Becoming Aunt Lydia

It was dark and raining and my mind was going one thousand times faster than the car I was driving. I wasn’t in the mood to be in this kind of traffic, caused by late-night rain when it’s that mid-December kind of dark that makes you wonder if the stars still exist. Everyone was slowing down and the world was being inundated with blurry red lights and no one seemed to notice that I needed to get somewhere. 

Seriously, could Abigail have picked a worse time to have a baby?

I had gotten the call from Daniel about an hour ago. He was rushing my sister to the hospital because they really thought tonight was going to be the night. Nine months of waiting and I could hear in his voice how desperately my brother-in-law wanted tonight to be the night. 

Except no one else wanted tonight to be the night. My mother, afraid of driving in the dark, had been texting me for the last hour. Can you pick me up and take me to the hospital to see Abby? Are you on your way? Will you be here soon? I’ll never forgive myself if I miss this, Lydia.

The “myself” was meant to be read “you.”

I had told her I would pick her up. I had told her there was traffic. I had told her that I was 45-minutes away from her house without traffic. Eventually, I reminded her that she had taught me to not text and drive and threw my phone into the backseat.

My mother wanted to be a grandmother, but she didn’t want it to happen without her there. Daniel’s mother lived three hours away and, having been told the due date was still a week away, was not prepared to magically get to the hospital in time. Personally, I had been on the first decent date I’d been on in two years. But apparently my happily married, soon to be a happy mother, sister just couldn’t wait.

The driver of the car in front of me slammed on their breaks. I followed suit, a groan escaping my lips. My phone vibrated. I should’ve turned the thing off before I threw it.

No one likes to be outdone by their younger sibling. Not on the things that matter. Like, of course, it never bothered me that Abigail was a better basketball player than me. I played volleyball. It was a superior sport. But when she got her first kiss before me? Or when she got engaged before me? Or when I was her maid of honor, instead of matron? Those things mattered. Those things were too backwards. 

And the “funny” thing about your younger sister getting married before you is that it never stops. She’s the first one married. She’s the first one pregnant. She’s the first one handing Mom the baby she’s been waiting our whole lives to hold.

And then there’d be me. Sitting in the corner. Drinking wine because I’m not pregnant. Sitting alone because I’m not married. Talking to no one because once that baby comes, it’d be all anybody cared about. Until there was another baby. Which I wouldn’t be having anytime soon by the looks of things.

When I pulled into my mom’s driveway, she ran out with two gift bags in her hand, hunched over in an attempt to keep them dry. She hopped into the passenger’s seat and didn’t even bother to say hello. Just shouted, “Go! Go! Go!”

I wondered what she had been like the night she had me.

It didn’t take long for us to end up back in standstill traffic.

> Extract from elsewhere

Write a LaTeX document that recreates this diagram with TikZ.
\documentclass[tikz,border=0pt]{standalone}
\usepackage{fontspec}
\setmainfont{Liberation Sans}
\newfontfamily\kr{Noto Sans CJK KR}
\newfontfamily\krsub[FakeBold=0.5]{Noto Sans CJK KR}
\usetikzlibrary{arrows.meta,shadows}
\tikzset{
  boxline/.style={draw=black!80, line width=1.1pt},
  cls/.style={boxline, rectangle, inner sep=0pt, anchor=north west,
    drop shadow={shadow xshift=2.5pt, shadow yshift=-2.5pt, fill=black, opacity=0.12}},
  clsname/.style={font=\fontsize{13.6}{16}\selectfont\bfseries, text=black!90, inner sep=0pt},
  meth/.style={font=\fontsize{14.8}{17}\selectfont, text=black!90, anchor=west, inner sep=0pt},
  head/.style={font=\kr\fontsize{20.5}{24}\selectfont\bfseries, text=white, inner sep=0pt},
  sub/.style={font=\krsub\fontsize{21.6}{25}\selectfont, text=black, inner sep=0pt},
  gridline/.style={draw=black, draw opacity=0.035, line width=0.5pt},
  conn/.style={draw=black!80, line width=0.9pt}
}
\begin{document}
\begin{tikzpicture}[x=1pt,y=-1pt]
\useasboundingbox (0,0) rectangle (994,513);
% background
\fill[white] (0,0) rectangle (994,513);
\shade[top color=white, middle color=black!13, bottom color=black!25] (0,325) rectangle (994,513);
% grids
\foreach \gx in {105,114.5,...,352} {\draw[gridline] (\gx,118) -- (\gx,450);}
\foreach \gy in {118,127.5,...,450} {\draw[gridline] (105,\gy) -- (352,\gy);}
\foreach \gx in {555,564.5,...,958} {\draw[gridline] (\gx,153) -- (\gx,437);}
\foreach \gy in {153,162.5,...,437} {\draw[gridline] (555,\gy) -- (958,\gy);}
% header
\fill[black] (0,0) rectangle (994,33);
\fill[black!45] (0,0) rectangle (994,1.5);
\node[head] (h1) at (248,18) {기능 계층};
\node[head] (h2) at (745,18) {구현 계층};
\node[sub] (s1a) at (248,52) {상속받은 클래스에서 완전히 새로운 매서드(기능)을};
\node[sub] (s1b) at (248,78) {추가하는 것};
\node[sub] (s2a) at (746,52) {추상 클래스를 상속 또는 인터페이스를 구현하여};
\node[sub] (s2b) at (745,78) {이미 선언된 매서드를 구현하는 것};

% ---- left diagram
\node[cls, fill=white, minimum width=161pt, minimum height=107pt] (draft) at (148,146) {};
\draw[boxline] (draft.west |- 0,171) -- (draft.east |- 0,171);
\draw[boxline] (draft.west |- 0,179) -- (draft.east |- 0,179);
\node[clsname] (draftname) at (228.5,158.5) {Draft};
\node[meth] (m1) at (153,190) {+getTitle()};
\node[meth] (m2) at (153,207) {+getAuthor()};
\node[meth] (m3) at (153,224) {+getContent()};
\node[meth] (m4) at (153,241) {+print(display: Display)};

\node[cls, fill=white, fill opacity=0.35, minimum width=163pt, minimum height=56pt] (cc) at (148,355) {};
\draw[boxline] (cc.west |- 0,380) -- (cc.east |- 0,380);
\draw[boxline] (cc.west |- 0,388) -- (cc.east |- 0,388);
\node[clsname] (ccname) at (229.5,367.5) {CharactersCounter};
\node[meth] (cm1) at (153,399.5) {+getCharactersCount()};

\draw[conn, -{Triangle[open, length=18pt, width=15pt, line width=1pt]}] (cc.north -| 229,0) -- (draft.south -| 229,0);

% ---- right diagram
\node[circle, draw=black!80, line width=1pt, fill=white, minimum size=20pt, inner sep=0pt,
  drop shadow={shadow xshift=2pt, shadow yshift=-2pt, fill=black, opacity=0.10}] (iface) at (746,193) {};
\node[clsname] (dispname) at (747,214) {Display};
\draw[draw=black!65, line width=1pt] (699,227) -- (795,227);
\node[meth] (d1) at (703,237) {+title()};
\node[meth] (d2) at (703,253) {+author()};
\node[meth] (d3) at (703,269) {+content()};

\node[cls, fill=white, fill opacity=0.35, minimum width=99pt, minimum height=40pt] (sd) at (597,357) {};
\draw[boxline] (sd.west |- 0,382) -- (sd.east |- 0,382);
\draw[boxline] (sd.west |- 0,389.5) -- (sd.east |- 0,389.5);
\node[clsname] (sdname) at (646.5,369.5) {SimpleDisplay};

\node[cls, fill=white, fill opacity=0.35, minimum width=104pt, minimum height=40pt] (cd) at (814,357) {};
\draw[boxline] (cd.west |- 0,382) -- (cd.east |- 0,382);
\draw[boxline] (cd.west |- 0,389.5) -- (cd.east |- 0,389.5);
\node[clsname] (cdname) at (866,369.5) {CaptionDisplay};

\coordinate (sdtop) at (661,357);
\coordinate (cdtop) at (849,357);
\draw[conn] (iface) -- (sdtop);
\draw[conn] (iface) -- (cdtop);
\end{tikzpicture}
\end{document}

Abigail just had to pick the hospital on the side of town that put us right in rush-hour traffic. I watched the cars on the other side of the cement boundary whiz past at the speed they were supposed to go on the highway. 

My mother, now that she was finally in the car and felt certain that she would in fact make it to the hospital, was unfazed. Every few moments she’d say something along the lines of “I wish your father was here to see this,” or “I hope Abby isn’t in too much pain.” I told myself to be thankful for the change. “I can’t believe I’m going to be a grandma” had been the main thing I’d heard my mom say for the last nine months.

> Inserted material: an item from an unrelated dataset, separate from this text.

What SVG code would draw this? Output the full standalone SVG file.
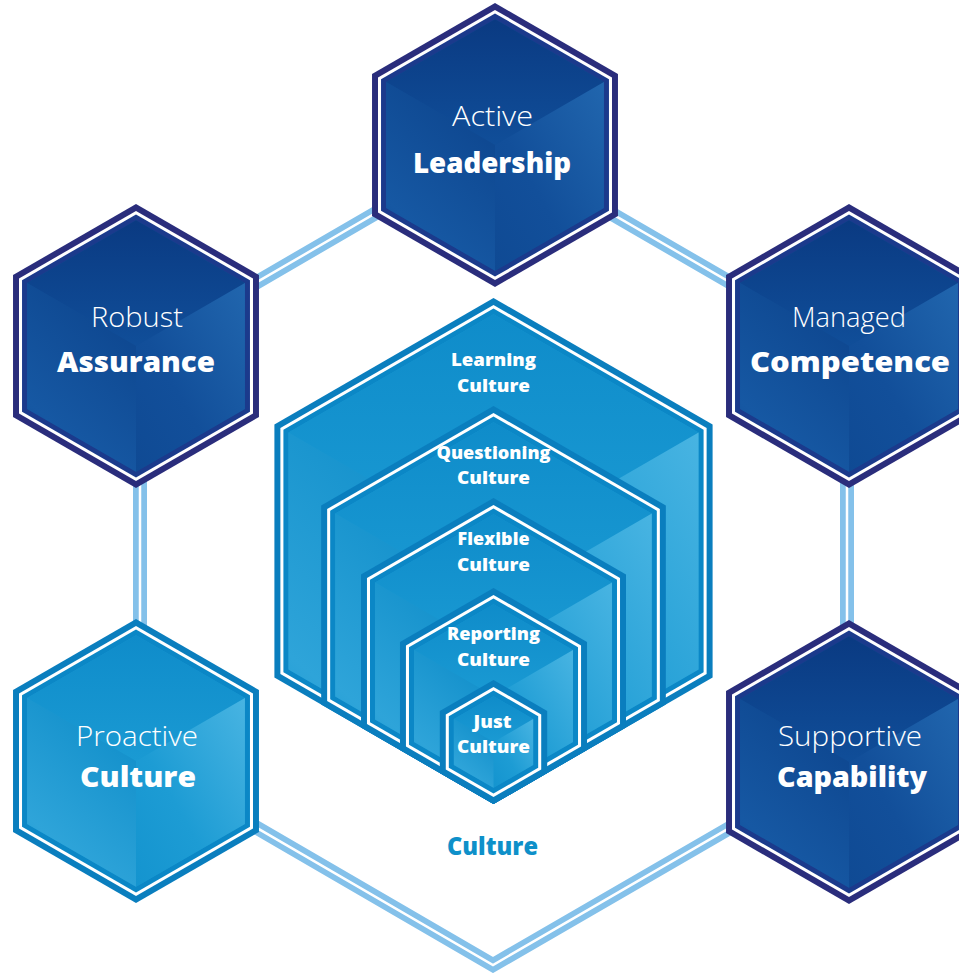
<svg xmlns="http://www.w3.org/2000/svg" xmlns:xlink="http://www.w3.org/1999/xlink" width="959" height="973" viewBox="0 0 959 973">
<style>
.lbl{font-family:"Open Sans","Liberation Sans",sans-serif;fill:#fff;text-anchor:middle}
.lt{font-size:27px;font-weight:300}
.bd{font-size:28.5px;font-weight:800}
.sm{font-size:18px;font-weight:800}
.db{fill:#2a2d7c}.dw{fill:#fff}.di{fill:#1b3a8c}.df{fill:#0f4b95}
.dt{fill:url(#gDt)}.dr{fill:url(#gDr)}.dl{fill:url(#gDl)}
.lb{fill:#0a7ebe}.li{fill:#0b87c6}.lf{fill:#1797d1}
.ltp{fill:url(#gLt)}.lr{fill:url(#gLr)}.ll{fill:url(#gLl)}
.conn{fill:none;stroke-linejoin:miter}
</style>
<defs>
<polygon id="hx" points="0,-1 0.866,-0.5 0.866,0.5 0,1 -0.866,0.5 -0.866,-0.5"/>
<polygon id="ft" points="0,-1 0.866,-0.5 0,0 -0.866,-0.5"/>
<polygon id="fr" points="0.866,-0.5 0.866,0.5 0,1 0,0"/>
<polygon id="fl" points="-0.866,-0.5 0,0 0,1 -0.866,0.5"/>
<linearGradient id="gDt" x1="0" y1="0" x2="0" y2="1"><stop offset="0" stop-color="#0a3a82"/><stop offset="1" stop-color="#104e99"/></linearGradient>
<linearGradient id="gDr" x1="1" y1="0" x2="0" y2="1"><stop offset="0" stop-color="#2166ae"/><stop offset="0.6" stop-color="#124f9a"/><stop offset="1" stop-color="#0f4a94"/></linearGradient>
<linearGradient id="gDl" x1="0.5" y1="0" x2="0" y2="1"><stop offset="0" stop-color="#0e4790"/><stop offset="0.7" stop-color="#1658a3"/><stop offset="1" stop-color="#0f4b95"/></linearGradient>
<linearGradient id="gLt" x1="0" y1="0" x2="0" y2="1"><stop offset="0" stop-color="#0f8cca"/><stop offset="1" stop-color="#1a9ad3"/></linearGradient>
<linearGradient id="gLr" x1="1" y1="0" x2="0" y2="1"><stop offset="0" stop-color="#48b4e2"/><stop offset="0.6" stop-color="#1d9cd4"/><stop offset="1" stop-color="#1494cf"/></linearGradient>
<linearGradient id="gLl" x1="0.5" y1="0" x2="0" y2="1"><stop offset="0" stop-color="#1390cb"/><stop offset="0.7" stop-color="#2ea4d9"/><stop offset="1" stop-color="#1797d1"/></linearGradient>
<g id="darkNode">
<use xlink:href="#hx" class="db" transform="scale(142)"/>
<use xlink:href="#hx" class="dw" transform="scale(135.1)"/>
<use xlink:href="#hx" class="di" transform="scale(131.6)"/>
<use xlink:href="#hx" class="df" transform="scale(125.8)"/>
<use xlink:href="#ft" class="dt" transform="scale(125.8)"/>
<use xlink:href="#fr" class="dr" transform="scale(125.8)"/>
<use xlink:href="#fl" class="dl" transform="scale(125.8)"/>
</g>
<g id="lightNode">
<use xlink:href="#hx" class="lb" transform="scale(142)"/>
<use xlink:href="#hx" class="dw" transform="scale(135.1)"/>
<use xlink:href="#hx" class="li" transform="scale(131.6)"/>
<use xlink:href="#hx" class="lf" transform="scale(125.8)"/>
<use xlink:href="#ft" class="ltp" transform="scale(125.8)"/>
<use xlink:href="#fr" class="lr" transform="scale(125.8)"/>
<use xlink:href="#fl" class="ll" transform="scale(125.8)"/>
</g>
</defs>
<rect width="959" height="973" fill="#fff"/>

<g id="connectors">
<polygon class="conn" points="493,145 847,350 847,760 493,965 140,760 140,350" stroke="#84c1ea" stroke-width="14"/>
<polygon class="conn" points="493,145 847,350 847,760 493,965 140,760 140,350" stroke="#fff" stroke-width="2.5"/>
</g>

<g id="active-leadership">
<use xlink:href="#darkNode" transform="translate(495 145)"/>
<text class="lbl lt" x="492.5" y="126" textLength="81" lengthAdjust="spacingAndGlyphs">Active</text>
<text class="lbl bd" x="492" y="173" textLength="158" lengthAdjust="spacingAndGlyphs">Leadership</text>
</g>

<g id="robust-assurance">
<use xlink:href="#darkNode" transform="translate(136 346)"/>
<text class="lbl lt" x="137" y="327" textLength="92" lengthAdjust="spacingAndGlyphs">Robust</text>
<text class="lbl bd" x="136" y="372" textLength="158" lengthAdjust="spacingAndGlyphs">Assurance</text>
</g>

<g id="managed-competence">
<use xlink:href="#darkNode" transform="translate(849 346)"/>
<text class="lbl lt" x="849" y="327" textLength="114" lengthAdjust="spacingAndGlyphs">Managed</text>
<text class="lbl bd" x="850" y="372" textLength="200" lengthAdjust="spacingAndGlyphs">Competence</text>
</g>

<g id="proactive-culture">
<use xlink:href="#lightNode" transform="translate(136 761)"/>
<text class="lbl lt" x="137" y="746" textLength="122" lengthAdjust="spacingAndGlyphs">Proactive</text>
<text class="lbl bd" x="138" y="787" textLength="116" lengthAdjust="spacingAndGlyphs">Culture</text>
</g>

<g id="supportive-capability">
<use xlink:href="#darkNode" transform="translate(849 762)"/>
<text class="lbl lt" x="850" y="746" textLength="144" lengthAdjust="spacingAndGlyphs">Supportive</text>
<text class="lbl bd" x="852" y="787" textLength="150" lengthAdjust="spacingAndGlyphs">Capability</text>
</g>

<g id="culture">
<g id="learning-culture">
<use xlink:href="#hx" class="lb" transform="translate(493.5 551) scale(253)"/>
<use xlink:href="#hx" class="dw" transform="translate(493.5 551) scale(246.1)"/>
<use xlink:href="#hx" class="li" transform="translate(493.5 551) scale(242.6)"/>
<use xlink:href="#hx" class="lf" transform="translate(493.5 551) scale(236.8)"/>
<use xlink:href="#ft" class="ltp" transform="translate(493.5 551) scale(236.8)"/>
<use xlink:href="#fr" class="lr" transform="translate(493.5 551) scale(236.8)"/>
<use xlink:href="#fl" class="ll" transform="translate(493.5 551) scale(236.8)"/>
<text class="lbl sm" x="493.5" y="366" textLength="85" lengthAdjust="spacingAndGlyphs">Learning</text>
<text class="lbl sm" x="493.5" y="391.5" textLength="73" lengthAdjust="spacingAndGlyphs">Culture</text>
</g>
<g id="questioning-culture">
<use xlink:href="#hx" class="lb" transform="translate(493.5 605) scale(199)"/>
<use xlink:href="#hx" class="dw" transform="translate(493.5 605) scale(192.1)"/>
<use xlink:href="#hx" class="li" transform="translate(493.5 605) scale(188.6)"/>
<use xlink:href="#hx" class="lf" transform="translate(493.5 605) scale(182.8)"/>
<use xlink:href="#ft" class="ltp" transform="translate(493.5 605) scale(182.8)"/>
<use xlink:href="#fr" class="lr" transform="translate(493.5 605) scale(182.8)"/>
<use xlink:href="#fl" class="ll" transform="translate(493.5 605) scale(182.8)"/>
<text class="lbl sm" x="493.5" y="458.5" textLength="114" lengthAdjust="spacingAndGlyphs">Questioning</text>
<text class="lbl sm" x="493.5" y="484" textLength="73" lengthAdjust="spacingAndGlyphs">Culture</text>
</g>
<g id="flexible-culture">
<use xlink:href="#hx" class="lb" transform="translate(493.5 651) scale(153)"/>
<use xlink:href="#hx" class="dw" transform="translate(493.5 651) scale(146.1)"/>
<use xlink:href="#hx" class="li" transform="translate(493.5 651) scale(142.6)"/>
<use xlink:href="#hx" class="lf" transform="translate(493.5 651) scale(136.8)"/>
<use xlink:href="#ft" class="ltp" transform="translate(493.5 651) scale(136.8)"/>
<use xlink:href="#fr" class="lr" transform="translate(493.5 651) scale(136.8)"/>
<use xlink:href="#fl" class="ll" transform="translate(493.5 651) scale(136.8)"/>
<text class="lbl sm" x="493.5" y="545" textLength="72" lengthAdjust="spacingAndGlyphs">Flexible</text>
<text class="lbl sm" x="493.5" y="570.5" textLength="73" lengthAdjust="spacingAndGlyphs">Culture</text>
</g>
<g id="reporting-culture">
<use xlink:href="#hx" class="lb" transform="translate(493.5 696) scale(108)"/>
<use xlink:href="#hx" class="dw" transform="translate(493.5 696) scale(101.1)"/>
<use xlink:href="#hx" class="li" transform="translate(493.5 696) scale(97.6)"/>
<use xlink:href="#hx" class="lf" transform="translate(493.5 696) scale(91.8)"/>
<use xlink:href="#ft" class="ltp" transform="translate(493.5 696) scale(91.8)"/>
<use xlink:href="#fr" class="lr" transform="translate(493.5 696) scale(91.8)"/>
<use xlink:href="#fl" class="ll" transform="translate(493.5 696) scale(91.8)"/>
<text class="lbl sm" x="493.5" y="640" textLength="93" lengthAdjust="spacingAndGlyphs">Reporting</text>
<text class="lbl sm" x="493.5" y="665.5" textLength="73" lengthAdjust="spacingAndGlyphs">Culture</text>
</g>
<g id="just-culture">
<use xlink:href="#hx" class="lb" transform="translate(493.5 742) scale(62)"/>
<use xlink:href="#hx" class="dw" transform="translate(493.5 742) scale(55.1)"/>
<use xlink:href="#hx" class="li" transform="translate(493.5 742) scale(51.6)"/>
<use xlink:href="#hx" class="lf" transform="translate(493.5 742) scale(45.8)"/>
<use xlink:href="#ft" class="ltp" transform="translate(493.5 742) scale(45.8)"/>
<use xlink:href="#fr" class="lr" transform="translate(493.5 742) scale(45.8)"/>
<use xlink:href="#fl" class="ll" transform="translate(493.5 742) scale(45.8)"/>
<text class="lbl sm" x="492.5" y="727.5" textLength="38" lengthAdjust="spacingAndGlyphs">Just</text>
<text class="lbl sm" x="493.5" y="753" textLength="73" lengthAdjust="spacingAndGlyphs">Culture</text>
</g>
<text class="lbl" x="492.5" y="855" textLength="91" lengthAdjust="spacingAndGlyphs" style="font-size:25px;font-weight:800;fill:#0e90c9">Culture</text>
</g>
</svg>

“That’s the exit!” she said suddenly.

I jolted the car over to the exit lane, thankful I had only been one lane over. “Oh, thanks.”

“Would’ve been awful to sit in all that traffic only to miss it!” To my surprise, she was

genuinely laughing. What had happened to the woman who had been frantically texting me?

“Yeah,” I said. I couldn’t manage to muster any more enthusiasm.

The hospital was a jagged collection of concrete buildings that could never pass for being newly built. The hospital on the other side of town was newer and better respected. Not to mention it was closer to all of our houses. But Abigail and I had been born at St. James Oasis Hospital and that was where Abigail wanted her baby to be born.

I got off the highway and found the parking garage. We had to circle up to the fourth level to find a spot. I put the car in park and twisted around to look for my phone, about to tell my mother that I would just meet her inside. She had to be dying to get in there and find Abigail.

But to my surprise, she was holding out of the gift bags.

“What’s this?”

“It’s for you.”

Confused, I took the small yellow bag from her. I pushed aside the pink tissue paper to find a coffee mug that read, “Aunts are the coolest member of the family.”

I bit my lip, startled by the tears that began welling in my eyes. Maybe tonight wasn’t going to lead to me drinking wine alone in a corner for the rest of my life. Whether the guy from the date called me back or not, from this night forward I was going to be someone’s Aunt Lydia. And that wasn’t nothing.

And even if Abby got to be the first newlywed and have the first baby, I got to be the first aunt.